Aylardan beri sabah akşam her fırsatta aman yağışlı bir hava diye dua ediyor ve Yüce Allah’a yalvarıyorduk.
Yerinde bir dua idi ve şükürler olsun gerçekleştiğini görmeye başladık.. Mevsim normallerine uygun olarak son günlerde soğuk ve yağışlı bir hava etkili oluyor.. Hepimiz ama en fazla da çiftçilerimiz bu duruma sevindi.
Ancak bu durum omuzlarımıza ağır bir yük yüklüyor.. Daha önceki yazılarımda birkaç defa değindiğim bir konu, sokak hayvanları.. Kuşlar, müstakil evlerde yaşadığımız dönemlerde her evin olmazsa olmazı kediler ve son yıllarda artık sokaklarımızda görmeye alıştığımız sokak köpekleri.. Çaresiz, biçare sokak hayvanları.

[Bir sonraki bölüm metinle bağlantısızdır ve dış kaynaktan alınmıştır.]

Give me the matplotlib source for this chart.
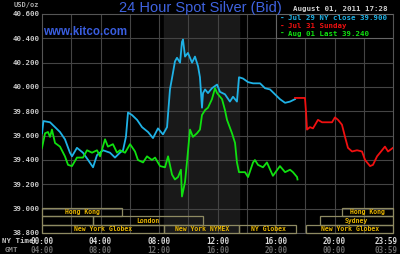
import matplotlib
matplotlib.use("Agg")
import matplotlib.pyplot as plt
import matplotlib.transforms as mtransforms
from matplotlib.patches import Rectangle
import numpy as np

# Jul 29 - NY close 39.900 (cyan)
jul29_hours = [0, 0.1, 0.55, 0.89, 1.23, 1.57, 1.91, 2.05, 2.39, 2.80, 3.15, 3.49, 3.76,
               4.17, 4.65, 4.99, 5.33, 5.54, 5.74, 5.88, 6.15, 6.50, 6.84, 7.25, 7.59,
               7.93, 8.27, 8.55, 8.75, 8.96, 9.09, 9.23, 9.44, 9.57, 9.64, 9.78, 9.98,
               10.26, 10.46, 10.67, 10.80, 10.94, 11.01, 11.15, 11.35, 11.62, 11.97,
               12.17, 12.51, 12.85, 13.06, 13.33, 13.47, 13.74, 14.09, 14.43, 14.91,
               15.25, 15.59, 15.93, 16.27, 16.62, 16.96, 17.30]
jul29_price = [39.62, 39.72, 39.71, 39.67, 39.63, 39.57, 39.46, 39.43, 39.50, 39.46, 39.40,
               39.34, 39.44, 39.48, 39.46, 39.42, 39.46, 39.48, 39.59, 39.79, 39.77, 39.73,
               39.67, 39.63, 39.58, 39.66, 39.61, 39.67, 39.98, 40.12, 40.21, 40.24, 40.20,
               40.37, 40.39, 40.25, 40.28, 40.20, 40.25, 40.17, 40.08, 39.83, 39.95, 39.98,
               39.95, 39.99, 40.02, 39.96, 39.94, 39.88, 39.92, 39.88, 40.08, 40.07, 40.04,
               40.03, 40.03, 39.99, 39.98, 39.94, 39.90, 39.87, 39.88, 39.90]

# Jul 31 - Sunday (red)
jul31_hours = [17.30, 17.98, 18.05, 18.12, 18.32, 18.53, 18.87, 19.15, 19.49, 19.83, 20.03,
               20.24, 20.51, 20.72, 20.92, 21.20, 21.54, 21.88, 22.09, 22.43, 22.63, 22.91,
               23.25, 23.45, 23.66, 24.0]
jul31_price = [39.91, 39.91, 39.80, 39.65, 39.67, 39.66, 39.73, 39.71, 39.71, 39.71, 39.75,
               39.73, 39.69, 39.59, 39.50, 39.47, 39.48, 39.47, 39.40, 39.35, 39.36, 39.43,
               39.48, 39.51, 39.47, 39.50]

# Aug 01 - Last 39.240 (green)
aug01_hours = [0, 0.21, 0.41, 0.55, 0.68, 0.89, 1.23, 1.57, 1.78, 2.05, 2.39, 2.80, 3.08,
               3.42, 3.76, 3.97, 4.31, 4.51, 4.85, 5.13, 5.33, 5.68, 6.02, 6.36, 6.56, 6.91,
               7.18, 7.52, 7.73, 8.07, 8.41, 8.62, 8.89, 9.09, 9.30, 9.50, 9.57, 9.78, 9.91,
               10.12, 10.32, 10.60, 10.80, 10.94, 11.15, 11.35, 11.62, 11.83, 11.97, 12.31,
               12.51, 12.65, 12.99, 13.20, 13.33, 13.47, 13.88, 14.09, 14.43, 14.56, 14.77,
               15.11, 15.38, 15.79, 16.27, 16.62, 16.96, 17.16, 17.44, 17.47]
aug01_price = [39.50, 39.62, 39.63, 39.59, 39.65, 39.54, 39.51, 39.43, 39.36, 39.35, 39.42,
               39.42, 39.48, 39.46, 39.48, 39.43, 39.57, 39.51, 39.53, 39.46, 39.48, 39.46,
               39.53, 39.47, 39.40, 39.38, 39.43, 39.40, 39.42, 39.35, 39.34, 39.43, 39.28,
               39.24, 39.26, 39.32, 39.10, 39.22, 39.38, 39.65, 39.59, 39.62, 39.65, 39.77,
               39.81, 39.83, 39.90, 39.99, 39.95, 39.90, 39.81, 39.73, 39.62, 39.54, 39.38,
               39.30, 39.30, 39.26, 39.38, 39.40, 39.36, 39.34, 39.38, 39.27, 39.35, 39.30,
               39.32, 39.30, 39.26, 39.24]

legend_labels = ["Jul 29 NY close 39.900", "Jul 31 Sunday", "Aug 01 Last 39.240"]
line_colors = ["#1fb2e6", "#f01010", "#10e010"]

y_ticks = [38.8, 39.0, 39.2, 39.4, 39.6, 39.8, 40.0, 40.2, 40.4, 40.6]
x_ticks = [0, 4, 8, 12, 16, 20, 23.52]
ny_labels = ["00:00", "04:00", "08:00", "12:00", "16:00", "20:00", "23:59"]
gmt_labels = ["04:00", "08:00", "12:00", "16:00", "20:00", "00:00", "03:59"]

# trading sessions: row 0 = bottom
sess_row = [2, 2, 1, 1, 1, 0, 0, 0, 0]
sess_start = [0, 20.5, 0, 3.5, 19.0, 0, 8.33, 13.5, 18.08]
sess_end = [5.5, 24, 3.5, 11.0, 24, 8.33, 13.5, 17.4, 24]
sess_name = ["Hong Kong", "Hong Kong", "", "London", "Sydney",
             "New York Globex", "New York NYMEX", "NY Globex", "New York Globex"]
pit_open, pit_close = 8.33, 13.5

mono = "DejaVu Sans Mono"
fig = plt.figure(figsize=(4, 2.54), dpi=100, facecolor="black")

# faint dotted backdrop texture
bg = fig.add_axes([0, 0, 1, 1], zorder=-1)
bg.set_xlim(0, 400)
bg.set_ylim(0, 254)
bg.axis("off")
gx, gy = np.meshgrid(np.arange(2, 400, 4), np.arange(2, 254, 4))
bg.scatter(gx.ravel(), gy.ravel(), s=0.15, color="#2a2a2a", marker="s", linewidths=0)

ax = fig.add_axes([0.105, 0.0827, 0.8775, 0.8622])
ax.patch.set_alpha(0)
ax.set_xlim(0, 24)
ax.set_ylim(38.8, 40.6)

ax.axvspan(pit_open, pit_close, color="#1c1c1c", alpha=0.9, zorder=0)
for h in range(2, 24, 2):
    ax.axvline(h, color="#444444", lw=0.8, zorder=1)
for v in y_ticks[1:-1]:
    ax.axhline(v, color="#444444", lw=0.8, zorder=1)
for s in ax.spines.values():
    s.set_color("#555555")
    s.set_linewidth(0.8)

ax.plot(jul29_hours, jul29_price, color=line_colors[0], lw=1.3, zorder=3)
ax.plot(jul31_hours, jul31_price, color=line_colors[1], lw=1.3, zorder=3)
ax.plot(aug01_hours, aug01_price, color=line_colors[2], lw=1.3, zorder=3)

ax.set_yticks(y_ticks)
ax.set_yticklabels(["{:.3f}".format(v) for v in y_ticks],
                   family=mono, fontsize=5.3, color="#c8c8c8", fontweight="bold")
ax.tick_params(axis="y", length=0, pad=2)
ax.set_xticks([])

trans = mtransforms.blended_transform_factory(ax.transData, ax.transAxes)
for h, a, b in zip(x_ticks, ny_labels, gmt_labels):
    ax.text(h, -0.04, a, transform=trans, ha="center", va="center", family=mono,
            fontsize=5.5, color="#d8d8d8", fontweight="bold", clip_on=False)
    ax.text(h, -0.08, b, transform=trans, ha="center", va="center", family=mono,
            fontsize=5.5, color="#6a6a6a", fontweight="bold", clip_on=False)
fig.text(0.005, 0.051, "NY Time", family=mono, fontsize=5.3, color="#c8c8c8",
         fontweight="bold", va="center")
fig.text(0.012, 0.016, "GMT", family=mono, fontsize=5.3, color="#8a8a8a",
         fontweight="bold", va="center")

row_h = 0.038
for r, a, b, name in zip(sess_row, sess_start, sess_end, sess_name):
    ax.add_patch(Rectangle((a, r * row_h), b - a, row_h, transform=trans, fill=False,
                           edgecolor="#8e8a62", lw=0.9, zorder=4, clip_on=False))
    if name:
        ax.text((a + b) / 2, r * row_h + row_h / 2, name, transform=trans, ha="center",
                va="center", family=mono, fontsize=4.7, color="#e6b400",
                fontweight="bold", zorder=5)

# legend box
ax.add_patch(Rectangle((0.668, 0.89), 0.332, 0.11, transform=ax.transAxes,
                       facecolor="black", edgecolor="#666666", lw=0.8, zorder=6))
for i, (lab, c) in enumerate(zip(legend_labels, line_colors)):
    yy = 0.98 - i * 0.035
    ax.text(0.678, yy, "-", transform=ax.transAxes, family=mono, fontsize=5.5,
            color=c, fontweight="bold", va="center", zorder=7)
    ax.text(0.7, yy, lab, transform=ax.transAxes, family=mono, fontsize=5.3,
            color=c, fontweight="bold", va="center", zorder=7)

fig.text(0.5, 0.968, "24 Hour Spot Silver (Bid)", ha="center", va="center",
         family="Liberation Sans", fontsize=10.5, color="#3f63e0")
fig.text(0.108, 0.874, "www.kitco.com", ha="left", va="center",
         family="Liberation Sans", fontsize=8.3, fontweight="bold", color="#3a5ee0")
fig.text(0.033, 0.98, "USD/oz", family=mono, fontsize=5, color="#aaaaaa",
         fontweight="bold", va="center")
fig.text(0.968, 0.965, "August 01, 2011 17:28", ha="right", va="center", family=mono,
         fontsize=5.4, color="#d0d0d0", fontweight="bold")

fig.savefig("out.png", dpi=100, facecolor="black")
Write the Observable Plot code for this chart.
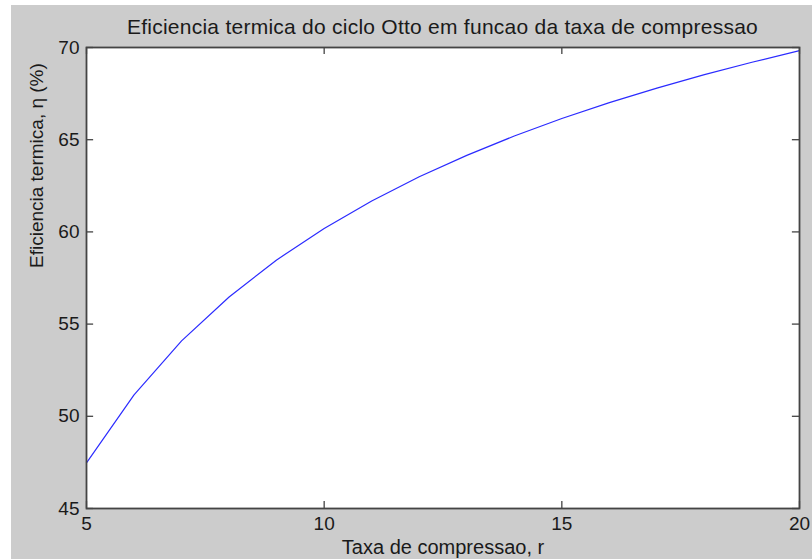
<!DOCTYPE html>
<html>
<head>
<meta charset="utf-8">
<script src="https://cdn.jsdelivr.net/npm/d3@7"></script>
<script src="https://cdn.jsdelivr.net/npm/@observablehq/plot@0.6"></script>
<style>
  html, body { margin: 0; padding: 0; background: #ffffff; }
  #wrap { position: relative; width: 812px; height: 559px; overflow: hidden; background: #ffffff; }
  #bg { position: absolute; left: 11px; top: 5px; right: 0; bottom: 0; background: #cccccc; }
  #title { position: absolute; left: 86px; width: 713px; top: 16px; line-height: 21px; text-align: center;
           font-family: "Liberation Sans", Arial, sans-serif; font-size: 21px; letter-spacing: 0.25px; color: #1a1a1a; white-space: nowrap; }
  #chart { position: absolute; left: 0; top: 0; }
</style>
</head>
<body>
<div id="wrap">
  <div id="bg"></div>
  <div id="title">Eficiencia termica do ciclo Otto em funcao da taxa de compressao</div>
  <div id="chart"></div>
</div>
<script>
const compressionRatio = [5, 6, 7, 8, 9, 10, 11, 12, 13, 14, 15, 16, 17, 18, 19, 20];
const efficiency = [47.47, 51.16, 54.09, 56.47, 58.48, 60.19, 61.68, 62.99, 64.15, 65.20, 66.15, 67.01, 67.80, 68.53, 69.20, 69.83];
const xTicks = [5, 10, 15, 20];
const yTicks = [45, 50, 55, 60, 65, 70];
const xLabel = "Taxa de compressao, r";
const yLabel = "Eficiencia termica, \u03b7 (%)";

const data = compressionRatio.map((r, i) => ({r, eta: efficiency[i]}));
const tickColor = "#444444";

const plot = Plot.plot({
  width: 812,
  height: 559,
  marginLeft: 86,
  marginRight: 13,
  marginTop: 47,
  marginBottom: 51,
  style: {background: "transparent", fontFamily: "Liberation Sans, Arial, sans-serif", fontSize: "19px", color: "#1a1a1a"},
  x: {domain: [5, 20], ticks: xTicks},
  y: {domain: [45, 70], ticks: yTicks},
  marks: [
    Plot.frame({fill: "white"}),
    Plot.line(data, {x: "r", y: "eta", stroke: "#2b2bff", strokeWidth: 1.2}),
    Plot.ruleX(xTicks, {x: d => d, y1: 45, y2: 45.38, stroke: tickColor, strokeWidth: 1.3}),
    Plot.ruleX(xTicks, {x: d => d, y1: 69.62, y2: 70, stroke: tickColor, strokeWidth: 1.3}),
    Plot.ruleY(yTicks, {y: d => d, x1: 5, x2: 5.15, stroke: tickColor, strokeWidth: 1.3}),
    Plot.ruleY(yTicks, {y: d => d, x1: 19.85, x2: 20, stroke: tickColor, strokeWidth: 1.3}),
    Plot.frame({stroke: tickColor, strokeWidth: 1.8}),
    Plot.axisX(xTicks, {anchor: "bottom", tickSize: 0, tickPadding: 8, label: null, fontSize: 19}),
    Plot.axisY(yTicks, {anchor: "left", tickSize: 0, tickPadding: 7, label: null, fontSize: 19}),
    Plot.text([xLabel], {text: d => d, frameAnchor: "bottom", lineAnchor: "middle", dy: 39, fontSize: 20, letterSpacing: "0.75px", fill: "#1a1a1a"}),
    Plot.text([yLabel], {text: d => d, frameAnchor: "left", lineAnchor: "middle", rotate: -90, dx: -50, dy: -10, fontSize: 19, letterSpacing: "0.6px", fill: "#1a1a1a"})
  ]
});
document.getElementById("chart").appendChild(plot);
</script>
</body>
</html>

Onlar da bizim gibi birer can taşıyorlar ve onlarda bu yaşlı dünyamızda en az bizler kadar hak sahibidirler.. Kendimizi düşündüğümüz kadar onları da düşünmek zorundayız.. Kendimizi koruduğumuz kadar onları da korumalıyız.

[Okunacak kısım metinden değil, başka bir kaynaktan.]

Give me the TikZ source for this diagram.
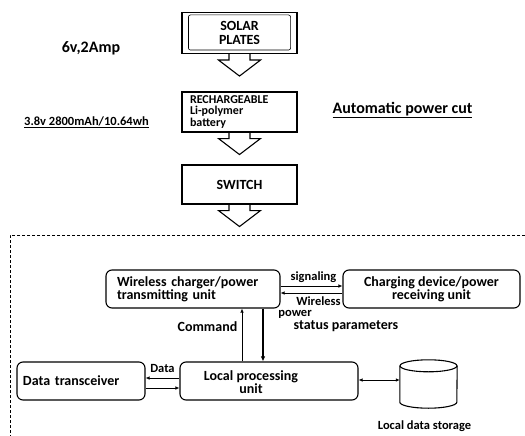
\documentclass[tikz,border=0pt]{standalone}
\usepackage{fontspec}
\setmainfont{Carlito}
\usetikzlibrary{arrows.meta}

\tikzset{
  box/.style={draw,line width=1.1pt,font=\fontsize{14}{12}\selectfont\bfseries,inner sep=0pt},
  unit/.style={box,rounded corners=6pt,minimum height=38},
  lbl/.style={font=\fontsize{12.5}{14}\selectfont\bfseries,inner sep=0pt},
  txt/.style={font=\fontsize{14}{16}\selectfont\bfseries,inner sep=0pt},
  head/.style={font=\fontsize{16}{18}\selectfont\bfseries,inner sep=0pt},
  sig/.style={-{Latex[length=4pt,width=3.5pt]},line width=0.7pt},
}

\begin{document}
\begin{tikzpicture}[x=1pt,y=-1pt]
  \useasboundingbox (0,0) rectangle (525,436);
  % supply side
  \node[box,minimum width=115,minimum height=41,align=center,font=\fontsize{14}{13.5}\selectfont\bfseries] (solar) at (239.5,33) {SOLAR\\PLATES};
  \draw[rounded corners=2pt,line width=0.6pt] ([shift={(7,3)}]solar.north west) rectangle ([shift={(-7,-4)}]solar.south east);
  \node[box,minimum width=115,minimum height=40,text width=99,align=left,inner xsep=8,
        font=\fontsize{12}{11.5}\selectfont\bfseries] (battery) at (239.5,112) {RECHARGEABLE\\Li-polymer\\battery};
  \node[box,minimum width=115,minimum height=39] (switch) at (239.5,184.5) {SWITCH};
  \foreach \b in {solar,battery,switch}
    \draw[line width=1.1pt] (\b.south) ++(-10.5,0) -- ++(0,6) -- ++(-10.5,0) -- ++(21,16) -- ++(21,-16) -- ++(-10.5,0) -- ++(0,-6);
  \node[head] (rating) at (91,48) {6v,2Amp};
  \node[lbl] (cell) at (86.5,122) {\underline{3.8v 2800mAh/10.64wh}};
  \node[head] (cut) at (402.5,110) {\underline{Automatic power cut}};

  % local system
  \draw[dashed,line width=0.8pt,dash pattern=on 3pt off 2pt] (525,235) -- (10,235) -- (10,436);
  \node[unit,minimum width=174,text width=152,inner xsep=11,align=left] (wireless) at (193,289) {Wireless charger/power\\transmitting unit};
  \node[unit,minimum width=177,align=center] (charging) at (431.5,289) {Charging device/power\\receiving unit};
  \node[unit,minimum width=178] (local) at (269,381) {};
  \node[txt,align=center,font=\fontsize{14}{12}\selectfont\bfseries] (localtxt) at (251,382) {Local processing\\unit};
  \node[unit,minimum width=128,text width=116,inner xsep=6,align=left] (transceiver) at (81,381) {Data transceiver};
  \node[minimum width=57,minimum height=48,inner sep=0pt] (storage) at (428.5,384) {};
  \draw[line width=1.1pt] ([yshift=-6pt]storage.north) ellipse [x radius=28.5,y radius=6];
  \draw[line width=1.1pt] ([yshift=-6pt]storage.north west) -- ([yshift=6pt]storage.south west)
    arc[start angle=180,end angle=0,x radius=28.5,y radius=6] -- ([yshift=-6pt]storage.north east);

  \draw[sig] (wireless.east |- 0,286) -- (charging.west |- 0,286);
  \draw[sig] (charging.west |- 0,293) -- (wireless.east |- 0,293);
  \draw[sig] (local.north -| 242,0) -- (wireless.south -| 242,0);
  \draw[-{Latex[length=5pt,width=4.5pt]},line width=1.6pt] (wireless.south -| 263,0) -- (local.north -| 263,0);
  \draw[sig] (local.west |- 0,378) -- (transceiver.east |- 0,378);
  \draw[sig] (transceiver.east |- 0,388) -- (local.west |- 0,388);
  \draw[sig,{Latex[length=4pt,width=3.5pt]}-{Latex[length=4pt,width=3.5pt]}] (local.east |- 0,380) -- (storage.west |- 0,380);

  \node[lbl] (signaling) at (313.5,277) {signaling};
  \node[lbl] (wl) at (318.5,301) {Wireless};
  \node[lbl] (pw) at (295,314) {power};
  \node[txt] (status) at (346,326) {status parameters};
  \node[txt] (command) at (207.5,327) {Command};
  \node[lbl] (data) at (162.5,368) {Data};
  \node[lbl] (storagelbl) at (424.5,426) {Local data storage};
\end{tikzpicture}
\end{document}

İnsan olarak bunu yapmak zorundayız.. Daha öncede belirtim, bizden çok fazla bir şey istemiyorlar.. Biraz yem, biraz su ve belki de küçük bir barınak. Hepsi bu.. Bunları gerçekleştirmek hiç de zor değil..
Evimizin balkonuna veya pencere kenarına birkaç ekmek kırıntısı veya buğday atmak, bir kapta su bırakmak hiç birimiz için büyük maddi bir külfet oluşturmaz.. Bunları koyduktan sonra o sevimli ama çaresiz kuşların gelip bunları yemelerini seyretmenin verdiği manevi haz ise gerçekten her şeye değer.
Yine aynı şekilde evimizin yakınında veya sokağımızda bulunduğunu bildiğimiz bir kedi için en azından yediğimiz yemek artıklarını ve biraz paraya kıyarak alacağımız mamayı bırakmak kadar büyük bir sevap olur mu?
Aynı kedinin soğuktan korunması için uygun bir yere küçük bir barınak yapmakta hiç zor değil.. Tahtadan, ambalaj kutularından veya diğer ambalaj malzemelerinden de yapabiliriz.. Yapmak istedikten sonra mutlaka yapabileceğimiz bir malzeme buluruz.
Özetle kendileri dünyayı paylaşmak zorunda olduğumuz bu ortaklarımızı bu zorlu kış günlerinde unutmayalım.